O manual da modernidade

O manual da modernidade

Tal qual um furacão que provoca enormes estragos, o caso Neymar tem prejudicado a imagem de várias instituições, além da reputação do próprio jogador. Saíram chamuscados do insólito episódio a família do atleta, a Seleção na véspera de um campeonato importante e o futebol brasileiro do qual Neymar é o principal representante. Além desses, a grande confusão que iniciou na esfera privada, entre quatro paredes, ganhou proporções públicas e pode custar uma carreira de 31 anos do repórter esportivo Mauro Naves da Rede Globo. Um dos repórteres mais antigos da emissora, admitido em 1988, Mauro Naves gozava de prestígio entre os colegas que o chamavam de “presidente”. 

A acusação que pode custar o emprego do repórter é que Mauro Naves atuou para abafar o escândalo que envolveu Neymar, pois é de conhecimento público que o repórter era próximo de ambas as partes. Além de ser amigo de Neymar pai e de Neymar filho, também conhecia o advogado de Najila Trindade Mendes, José Edgard da Cunha Bueno Filho, sócio de uma rede de restaurantes, que, entre outras iguarias com nomes sugestivos, tem no cardápio uma isca de peixe “Mauro Naves” e um Petit Gateau chamado “Neymar”.

Quando o conflito entre as partes estava para eclodir, Mauro Naves teria entrado em campo, não só para repassar o telefone do pai de Neymar, mas para abafar o caso, sem comunicar o que estava acontecendo à direção da emissora. Independentemente da lealdade com o empregador que paga o seu salário, o primeiro compromisso dos jornalistas é o de informar a opinião pública, sem que esse trabalho possa sofrer a interferência de amizades ou de interesses pessoais. Pelo menos em tese, assim deveria ocorrer. 
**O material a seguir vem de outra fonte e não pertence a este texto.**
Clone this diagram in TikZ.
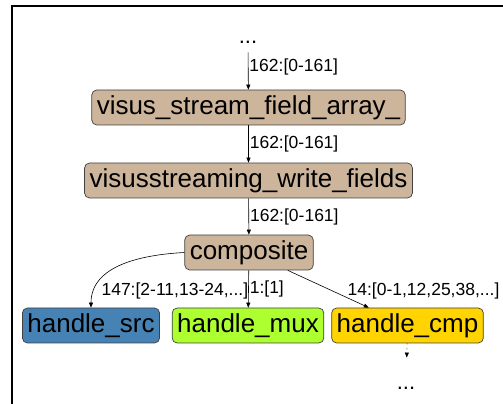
\documentclass[tikz,border=0pt]{standalone}
\usepackage{fontspec}
\setmainfont{Liberation Sans}
\usepackage{xcolor}
\usepackage{tikz}
\usetikzlibrary{arrows.meta,positioning}
\definecolor{fntan}{RGB}{205,181,156}
\definecolor{fnblue}{RGB}{70,130,180}
\definecolor{fngreen}{RGB}{173,255,47}
\definecolor{fngold}{RGB}{255,212,0}
\tikzstyle{fn}=[rectangle,rounded corners=5pt,draw=black!75,line width=0.7pt,minimum height=35pt,inner xsep=5pt,inner ysep=0pt,font=\fontsize{26}{30}\selectfont]
\tikzstyle{elbl}=[font=\fontsize{17.5}{20}\selectfont,inner sep=1pt]
\tikzstyle{more}=[inner sep=0pt,font=\fontsize{22}{26}\selectfont]

\begin{document}
\begin{tikzpicture}[x=1pt,y=1pt,>={Triangle[length=5pt,width=4pt]},line width=0.6pt]
        \useasboundingbox (0,0) rectangle (503,404);
        \draw[line width=1.2pt] (12,0) -- (12,398) -- (503,398);
        \node at (248,362) [more] (up) {...};
        \node at (248.5,296.5) [fn,fill=fntan] (array) {visus\_stream\_field\_array\_};
        \node at (248.5,223.5) [fn,fill=fntan] (write) {visusstreaming\_write\_fields};
        \node at (249,151.5) [fn,fill=fntan] (comp) {composite};
        \node at (91,78.5) [fn,fill=fnblue] (src) {handle\_src};
        \node at (248,78.5) [fn,fill=fngreen] (mux) {handle\_mux};
        \node at (407.5,78.5) [fn,fill=fngold] (cmp) {handle\_cmp};
        \node at (406,16) [more] (down) {...};
        \draw [->,shorten <=9pt] (up) -- (array) node[elbl,midway,right] {162:[0-161]};
        \draw [->] (array) -- (write) node[elbl,midway,right] {162:[0-161]};
        \draw [->] (write) -- (comp) node[elbl,midway,right] {162:[0-161]};
        \draw [->] (comp.west) to[out=183,in=90] node[elbl,pos=0.85,anchor=west,xshift=6pt] {147:[2-11,13-24,...]} (src);
        \draw [->] (comp) -- (mux) node[elbl,midway,right] {1:[1]};
        \draw [->] (comp) -- (cmp) node[elbl,pos=0.55,anchor=west,xshift=14pt] {14:[0-1,12,25,38,...]};
        \draw [->,dash pattern=on 1pt off 4pt,shorten >=29pt] (cmp) -- (down);
      \end{tikzpicture}
\end{document}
No meio do noticiário envolvendo a polêmica sexual que tomou proporções mundiais,  o apresentador Willian Bonner leu no Jornal Nacional a nota que pode selar o destino do repórter na emissora. “Mauro Naves é um profissional excelente, com grandes contribuições ao jornalismo esportivo da Globo, mas há evidências de que as atitudes dele neste caso contrariam a expectativa da empresa sobre a conduta de seus jornalistas. Em comum acordo, o repórter Mauro Naves deixará a cobertura de esportes da Globo até que os fatos sejam devidamente esclarecidos”.

Por ser a maior emissora do país e ser muito visada, a Globo possui um manual de conduta que orienta a atuação dos seus milhares de profissionais nas diversas plataformas. Nenhum funcionário da emissora pode alegar o desconhecimento das regras. Um dos artigos do manual que trata da isenção deixa claro que os profissionais devem evitar situações que possam provocar dúvidas sobre o seu compromisso com a notícia. “É possível também que haja relação de amizade entre jornalistas e personalidades públicas ou personagens que estejam em destaque no noticiário ou que venham a estar. Em casos dessa natureza ou assemelhados, os jornalistas nessa situação devem comunicar o fato a seus superiores, que deverão encontrar meios de superar o conflito”.

No entendimento da Globo, Mauro Naves errou em não comunicar a emissora que tinha conhecimento prévio da acusação de estupro que viria a se tornar pública e que estava envolvido na negociação entre as partes. Em sua defesa, Mauro Naves explicou que se limitou a repassar os contatos do pai de Neymar ao advogado, a quem já conhecia, porque esperava conseguir a história com exclusividade e que, quando o assunto se tornou público, avaliou que sua participação não teria relevância.

Nos corredores da emissora, em meio a uma crise publicitária que reforça a tendência de corte de salários altos, as opiniões se dividem entre a solidariedade dos colegas e a avaliação da direção da empresa que se sentiu traída por um dos seus profissionais mais antigos e prestigiados. Independentemente do futuro do profissional na emissora, o caso de Mauro Naves traz à tona uma preocupação que deve ser cada vez mais presente na vida de personalidades públicas, empresas e de pessoas comuns.

Há que se ter uma atenção redobrada com a imagem envolvendo questões éticas, conflitos de interesse, exposição nas redes sociais e manifestações públicas. O mundo on-line se fundiu com a vida real, a vida particular está atrelada à profissional e hoje as organizações possuem uma expectativa em relação aos seus colaboradores dentro e fora do trabalho. O abalo da reputação privada pode manchar a imagem profissional, principalmente se o envolvido exerce uma atividade pública, caso do dos jornalistas, médicos, professores e outros profissionais. Como ensina o tenebroso caso Neymar, manchas no currículo são difíceis de apagar e podem marcar para sempre.